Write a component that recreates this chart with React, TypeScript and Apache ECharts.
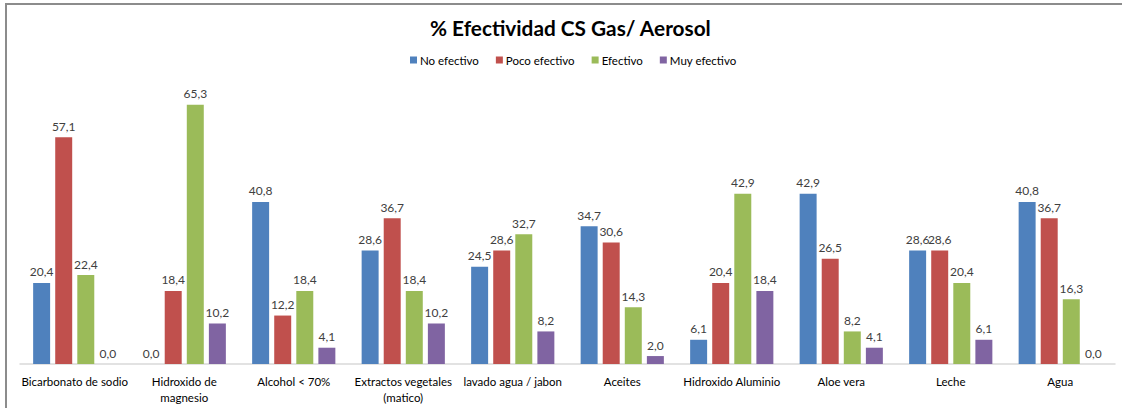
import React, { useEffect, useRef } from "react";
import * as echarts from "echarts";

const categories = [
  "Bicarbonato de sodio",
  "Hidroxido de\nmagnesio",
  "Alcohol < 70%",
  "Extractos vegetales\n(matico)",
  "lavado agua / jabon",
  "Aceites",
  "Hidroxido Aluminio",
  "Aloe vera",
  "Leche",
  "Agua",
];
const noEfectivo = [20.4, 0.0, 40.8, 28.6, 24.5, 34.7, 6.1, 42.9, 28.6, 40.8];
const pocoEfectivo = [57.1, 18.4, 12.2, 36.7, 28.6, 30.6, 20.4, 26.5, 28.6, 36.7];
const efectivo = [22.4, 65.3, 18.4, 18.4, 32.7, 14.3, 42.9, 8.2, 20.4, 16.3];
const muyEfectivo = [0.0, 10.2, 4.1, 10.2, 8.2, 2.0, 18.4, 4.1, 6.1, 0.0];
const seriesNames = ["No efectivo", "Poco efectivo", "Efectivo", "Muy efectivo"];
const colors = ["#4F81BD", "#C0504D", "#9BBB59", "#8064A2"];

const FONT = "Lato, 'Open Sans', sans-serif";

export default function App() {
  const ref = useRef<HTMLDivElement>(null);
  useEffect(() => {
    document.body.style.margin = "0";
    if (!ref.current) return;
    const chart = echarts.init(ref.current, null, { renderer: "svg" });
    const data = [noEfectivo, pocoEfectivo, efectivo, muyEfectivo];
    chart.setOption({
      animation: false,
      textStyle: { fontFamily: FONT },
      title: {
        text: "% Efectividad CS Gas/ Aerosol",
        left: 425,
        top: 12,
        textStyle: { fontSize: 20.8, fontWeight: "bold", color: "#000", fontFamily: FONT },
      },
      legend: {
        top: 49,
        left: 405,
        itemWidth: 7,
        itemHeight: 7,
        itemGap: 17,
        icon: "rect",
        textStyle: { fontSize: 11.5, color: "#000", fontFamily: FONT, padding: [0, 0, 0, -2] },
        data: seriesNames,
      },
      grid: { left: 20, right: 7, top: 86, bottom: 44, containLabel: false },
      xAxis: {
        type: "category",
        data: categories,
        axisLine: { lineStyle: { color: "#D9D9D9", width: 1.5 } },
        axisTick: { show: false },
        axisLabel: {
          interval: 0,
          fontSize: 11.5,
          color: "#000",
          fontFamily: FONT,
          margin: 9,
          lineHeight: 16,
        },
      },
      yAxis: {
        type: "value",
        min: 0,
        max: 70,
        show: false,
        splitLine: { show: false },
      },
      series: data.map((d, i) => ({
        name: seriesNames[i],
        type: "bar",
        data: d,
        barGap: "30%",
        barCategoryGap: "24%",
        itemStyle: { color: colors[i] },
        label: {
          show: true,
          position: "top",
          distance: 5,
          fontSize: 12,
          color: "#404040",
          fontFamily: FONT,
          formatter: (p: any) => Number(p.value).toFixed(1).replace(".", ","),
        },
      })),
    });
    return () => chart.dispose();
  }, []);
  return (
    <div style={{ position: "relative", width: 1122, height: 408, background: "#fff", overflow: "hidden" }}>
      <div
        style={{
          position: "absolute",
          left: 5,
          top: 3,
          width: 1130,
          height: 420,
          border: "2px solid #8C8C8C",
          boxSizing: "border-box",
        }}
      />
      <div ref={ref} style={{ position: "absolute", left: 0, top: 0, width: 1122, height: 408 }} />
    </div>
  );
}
..........
**Given problem:** Reproduce the material in full, word for word, and omit the pictures.

**Output for this task:**
Write a component that recreates this chart with React, TypeScript and Apache ECharts.
import React, { useEffect, useRef } from "react";
import * as echarts from "echarts";

const categories = [
  "Bicarbonato de sodio",
  "Hidroxido de\nmagnesio",
  "Alcohol < 70%",
  "Extractos vegetales\n(matico)",
  "lavado agua / jabon",
  "Aceites",
  "Hidroxido Aluminio",
  "Aloe vera",
  "Leche",
  "Agua",
];
const noEfectivo = [20.4, 0.0, 40.8, 28.6, 24.5, 34.7, 6.1, 42.9, 28.6, 40.8];
const pocoEfectivo = [57.1, 18.4, 12.2, 36.7, 28.6, 30.6, 20.4, 26.5, 28.6, 36.7];
const efectivo = [22.4, 65.3, 18.4, 18.4, 32.7, 14.3, 42.9, 8.2, 20.4, 16.3];
const muyEfectivo = [0.0, 10.2, 4.1, 10.2, 8.2, 2.0, 18.4, 4.1, 6.1, 0.0];
const seriesNames = ["No efectivo", "Poco efectivo", "Efectivo", "Muy efectivo"];
const colors = ["#4F81BD", "#C0504D", "#9BBB59", "#8064A2"];

const FONT = "Lato, 'Open Sans', sans-serif";

export default function App() {
  const ref = useRef<HTMLDivElement>(null);
  useEffect(() => {
    document.body.style.margin = "0";
    if (!ref.current) return;
    const chart = echarts.init(ref.current, null, { renderer: "svg" });
    const data = [noEfectivo, pocoEfectivo, efectivo, muyEfectivo];
    chart.setOption({
      animation: false,
      textStyle: { fontFamily: FONT },
      title: {
        text: "% Efectividad CS Gas/ Aerosol",
        left: 425,
        top: 12,
        textStyle: { fontSize: 20.8, fontWeight: "bold", color: "#000", fontFamily: FONT },
      },
      legend: {
        top: 49,
        left: 405,
        itemWidth: 7,
        itemHeight: 7,
        itemGap: 17,
        icon: "rect",
        textStyle: { fontSize: 11.5, color: "#000", fontFamily: FONT, padding: [0, 0, 0, -2] },
        data: seriesNames,
      },
      grid: { left: 20, right: 7, top: 86, bottom: 44, containLabel: false },
      xAxis: {
        type: "category",
        data: categories,
        axisLine: { lineStyle: { color: "#D9D9D9", width: 1.5 } },
        axisTick: { show: false },
        axisLabel: {
          interval: 0,
          fontSize: 11.5,
          color: "#000",
          fontFamily: FONT,
          margin: 9,
          lineHeight: 16,
        },
      },
      yAxis: {
        type: "value",
        min: 0,
        max: 70,
        show: false,
        splitLine: { show: false },
      },
      series: data.map((d, i) => ({
        name: seriesNames[i],
        type: "bar",
        data: d,
        barGap: "30%",
        barCategoryGap: "24%",
        itemStyle: { color: colors[i] },
        label: {
          show: true,
          position: "top",
          distance: 5,
          fontSize: 12,
          color: "#404040",
          fontFamily: FONT,
          formatter: (p: any) => Number(p.value).toFixed(1).replace(".", ","),
        },
      })),
    });
    return () => chart.dispose();
  }, []);
  return (
    <div style={{ position: "relative", width: 1122, height: 408, background: "#fff", overflow: "hidden" }}>
      <div
        style={{
          position: "absolute",
          left: 5,
          top: 3,
          width: 1130,
          height: 420,
          border: "2px solid #8C8C8C",
          boxSizing: "border-box",
        }}
      />
      <div ref={ref} style={{ position: "absolute", left: 0, top: 0, width: 1122, height: 408 }} />
    </div>
  );
}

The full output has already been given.